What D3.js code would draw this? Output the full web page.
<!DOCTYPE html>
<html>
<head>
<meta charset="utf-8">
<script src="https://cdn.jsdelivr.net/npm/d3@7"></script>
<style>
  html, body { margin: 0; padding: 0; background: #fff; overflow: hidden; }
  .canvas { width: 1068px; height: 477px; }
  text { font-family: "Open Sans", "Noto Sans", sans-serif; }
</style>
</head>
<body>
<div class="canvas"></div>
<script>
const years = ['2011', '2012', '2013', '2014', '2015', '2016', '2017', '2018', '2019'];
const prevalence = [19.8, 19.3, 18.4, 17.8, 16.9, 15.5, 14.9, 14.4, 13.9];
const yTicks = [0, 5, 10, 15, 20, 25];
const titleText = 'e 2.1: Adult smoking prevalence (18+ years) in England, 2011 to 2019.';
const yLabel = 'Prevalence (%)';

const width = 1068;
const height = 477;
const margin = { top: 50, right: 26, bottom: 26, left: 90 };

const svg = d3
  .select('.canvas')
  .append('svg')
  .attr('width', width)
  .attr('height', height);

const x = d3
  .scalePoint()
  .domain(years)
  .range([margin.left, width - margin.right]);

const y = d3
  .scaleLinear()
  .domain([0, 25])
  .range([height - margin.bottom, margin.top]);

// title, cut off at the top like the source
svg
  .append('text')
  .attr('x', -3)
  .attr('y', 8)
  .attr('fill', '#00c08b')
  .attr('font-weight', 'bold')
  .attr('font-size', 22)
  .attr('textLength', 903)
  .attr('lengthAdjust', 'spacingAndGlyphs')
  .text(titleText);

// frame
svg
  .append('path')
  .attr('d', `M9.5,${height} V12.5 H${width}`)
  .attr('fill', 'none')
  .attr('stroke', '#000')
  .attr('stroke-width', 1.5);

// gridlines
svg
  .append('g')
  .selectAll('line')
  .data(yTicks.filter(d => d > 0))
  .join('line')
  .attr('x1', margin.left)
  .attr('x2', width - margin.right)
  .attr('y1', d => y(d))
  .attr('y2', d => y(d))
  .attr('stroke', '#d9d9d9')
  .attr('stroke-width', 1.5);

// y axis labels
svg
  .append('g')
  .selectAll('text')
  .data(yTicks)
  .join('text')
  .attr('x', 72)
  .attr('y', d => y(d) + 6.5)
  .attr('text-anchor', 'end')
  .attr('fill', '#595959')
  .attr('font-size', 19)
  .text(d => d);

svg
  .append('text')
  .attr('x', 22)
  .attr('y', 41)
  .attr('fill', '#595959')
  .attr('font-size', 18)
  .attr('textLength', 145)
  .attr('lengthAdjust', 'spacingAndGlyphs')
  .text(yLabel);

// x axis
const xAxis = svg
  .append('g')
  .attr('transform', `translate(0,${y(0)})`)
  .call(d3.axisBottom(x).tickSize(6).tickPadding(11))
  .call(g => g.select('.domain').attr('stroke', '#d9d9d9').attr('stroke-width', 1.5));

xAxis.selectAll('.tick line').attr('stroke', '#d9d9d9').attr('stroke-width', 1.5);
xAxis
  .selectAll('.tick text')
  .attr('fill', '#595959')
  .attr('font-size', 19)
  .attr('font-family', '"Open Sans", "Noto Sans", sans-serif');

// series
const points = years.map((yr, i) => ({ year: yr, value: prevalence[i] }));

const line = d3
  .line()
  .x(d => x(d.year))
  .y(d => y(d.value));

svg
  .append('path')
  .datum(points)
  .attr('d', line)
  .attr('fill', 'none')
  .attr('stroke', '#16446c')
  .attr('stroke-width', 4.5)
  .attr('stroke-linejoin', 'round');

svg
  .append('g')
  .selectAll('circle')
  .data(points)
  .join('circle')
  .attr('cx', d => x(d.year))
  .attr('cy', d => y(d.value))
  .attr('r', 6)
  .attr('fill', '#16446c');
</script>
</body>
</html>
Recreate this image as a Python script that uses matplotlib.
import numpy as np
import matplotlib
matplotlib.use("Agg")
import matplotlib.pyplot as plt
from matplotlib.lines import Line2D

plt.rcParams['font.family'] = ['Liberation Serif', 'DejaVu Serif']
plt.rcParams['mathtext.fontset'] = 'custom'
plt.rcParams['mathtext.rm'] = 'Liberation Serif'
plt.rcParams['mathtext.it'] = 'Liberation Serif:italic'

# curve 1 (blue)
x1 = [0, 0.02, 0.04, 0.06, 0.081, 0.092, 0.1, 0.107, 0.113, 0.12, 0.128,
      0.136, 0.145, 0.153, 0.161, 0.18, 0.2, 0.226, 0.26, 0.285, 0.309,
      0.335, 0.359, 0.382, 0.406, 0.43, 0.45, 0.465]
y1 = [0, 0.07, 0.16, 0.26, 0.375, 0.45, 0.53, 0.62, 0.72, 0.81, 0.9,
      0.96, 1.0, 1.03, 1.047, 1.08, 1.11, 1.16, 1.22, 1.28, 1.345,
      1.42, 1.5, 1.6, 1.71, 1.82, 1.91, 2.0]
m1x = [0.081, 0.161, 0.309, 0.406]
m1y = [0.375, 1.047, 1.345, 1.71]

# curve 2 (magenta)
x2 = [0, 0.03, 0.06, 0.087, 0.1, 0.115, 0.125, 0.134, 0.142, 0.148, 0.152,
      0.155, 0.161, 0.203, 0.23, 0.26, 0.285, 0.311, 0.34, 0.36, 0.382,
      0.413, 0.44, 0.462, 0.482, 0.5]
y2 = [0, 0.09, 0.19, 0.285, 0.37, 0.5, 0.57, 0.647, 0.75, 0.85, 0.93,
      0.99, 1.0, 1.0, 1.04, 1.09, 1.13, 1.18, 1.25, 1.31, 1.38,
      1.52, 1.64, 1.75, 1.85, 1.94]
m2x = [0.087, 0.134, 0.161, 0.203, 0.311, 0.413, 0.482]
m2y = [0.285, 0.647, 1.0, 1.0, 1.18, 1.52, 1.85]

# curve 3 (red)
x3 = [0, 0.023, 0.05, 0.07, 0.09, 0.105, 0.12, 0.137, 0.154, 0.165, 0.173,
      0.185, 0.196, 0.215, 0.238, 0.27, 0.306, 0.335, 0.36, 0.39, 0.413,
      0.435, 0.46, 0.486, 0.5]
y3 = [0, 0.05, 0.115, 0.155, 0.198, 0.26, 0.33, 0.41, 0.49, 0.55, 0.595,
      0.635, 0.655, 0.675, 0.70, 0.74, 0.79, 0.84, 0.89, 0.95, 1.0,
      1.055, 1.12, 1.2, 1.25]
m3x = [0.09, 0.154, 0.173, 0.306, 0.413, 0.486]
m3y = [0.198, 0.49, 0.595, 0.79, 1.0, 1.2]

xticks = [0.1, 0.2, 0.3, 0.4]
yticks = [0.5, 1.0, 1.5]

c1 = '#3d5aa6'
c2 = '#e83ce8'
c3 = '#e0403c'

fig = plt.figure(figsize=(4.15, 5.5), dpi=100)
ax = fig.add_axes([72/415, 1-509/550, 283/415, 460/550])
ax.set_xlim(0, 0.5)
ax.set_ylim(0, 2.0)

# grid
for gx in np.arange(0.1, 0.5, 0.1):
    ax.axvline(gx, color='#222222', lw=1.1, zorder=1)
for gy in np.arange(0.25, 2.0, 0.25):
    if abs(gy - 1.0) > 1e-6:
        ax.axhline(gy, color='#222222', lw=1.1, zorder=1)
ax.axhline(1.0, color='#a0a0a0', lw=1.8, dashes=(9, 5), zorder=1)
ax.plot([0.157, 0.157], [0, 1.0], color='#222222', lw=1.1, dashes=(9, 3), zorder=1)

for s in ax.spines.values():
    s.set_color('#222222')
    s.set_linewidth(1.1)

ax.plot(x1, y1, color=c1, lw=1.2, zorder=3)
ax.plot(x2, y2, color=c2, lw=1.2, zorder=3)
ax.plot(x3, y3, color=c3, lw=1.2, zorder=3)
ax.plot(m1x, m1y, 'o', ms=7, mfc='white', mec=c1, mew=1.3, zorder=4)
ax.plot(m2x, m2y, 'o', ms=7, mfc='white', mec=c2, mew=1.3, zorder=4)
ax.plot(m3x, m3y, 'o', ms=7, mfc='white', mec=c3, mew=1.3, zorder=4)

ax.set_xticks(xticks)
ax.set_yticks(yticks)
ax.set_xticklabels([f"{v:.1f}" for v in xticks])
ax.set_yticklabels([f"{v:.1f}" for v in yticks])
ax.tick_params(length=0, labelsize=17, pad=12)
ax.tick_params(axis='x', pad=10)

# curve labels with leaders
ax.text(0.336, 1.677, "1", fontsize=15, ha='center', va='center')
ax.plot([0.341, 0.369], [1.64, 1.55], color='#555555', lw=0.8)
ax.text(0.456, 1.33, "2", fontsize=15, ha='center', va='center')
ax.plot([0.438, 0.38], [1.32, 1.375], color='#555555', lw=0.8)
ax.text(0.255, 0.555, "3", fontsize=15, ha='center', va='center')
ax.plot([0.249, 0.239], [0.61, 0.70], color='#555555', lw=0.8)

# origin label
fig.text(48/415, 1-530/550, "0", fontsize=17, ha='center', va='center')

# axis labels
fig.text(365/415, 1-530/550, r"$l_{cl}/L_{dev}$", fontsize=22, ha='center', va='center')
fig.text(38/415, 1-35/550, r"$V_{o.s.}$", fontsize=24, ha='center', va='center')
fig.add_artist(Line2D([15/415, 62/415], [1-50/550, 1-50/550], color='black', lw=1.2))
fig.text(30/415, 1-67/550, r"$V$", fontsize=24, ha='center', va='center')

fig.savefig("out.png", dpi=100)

* [What is being asked]: Word for word, quote the lines of the material from the first line through the line with "- margin.bottom, margin.top]);", both ends included.

* [Response]:
What D3.js code would draw this? Output the full web page.
<!DOCTYPE html>
<html>
<head>
<meta charset="utf-8">
<script src="https://cdn.jsdelivr.net/npm/d3@7"></script>
<style>
  html, body { margin: 0; padding: 0; background: #fff; overflow: hidden; }
  .canvas { width: 1068px; height: 477px; }
  text { font-family: "Open Sans", "Noto Sans", sans-serif; }
</style>
</head>
<body>
<div class="canvas"></div>
<script>
const years = ['2011', '2012', '2013', '2014', '2015', '2016', '2017', '2018', '2019'];
const prevalence = [19.8, 19.3, 18.4, 17.8, 16.9, 15.5, 14.9, 14.4, 13.9];
const yTicks = [0, 5, 10, 15, 20, 25];
const titleText = 'e 2.1: Adult smoking prevalence (18+ years) in England, 2011 to 2019.';
const yLabel = 'Prevalence (%)';

const width = 1068;
const height = 477;
const margin = { top: 50, right: 26, bottom: 26, left: 90 };

const svg = d3
  .select('.canvas')
  .append('svg')
  .attr('width', width)
  .attr('height', height);

const x = d3
  .scalePoint()
  .domain(years)
  .range([margin.left, width - margin.right]);

const y = d3
  .scaleLinear()
  .domain([0, 25])
  .range([height - margin.bottom, margin.top]);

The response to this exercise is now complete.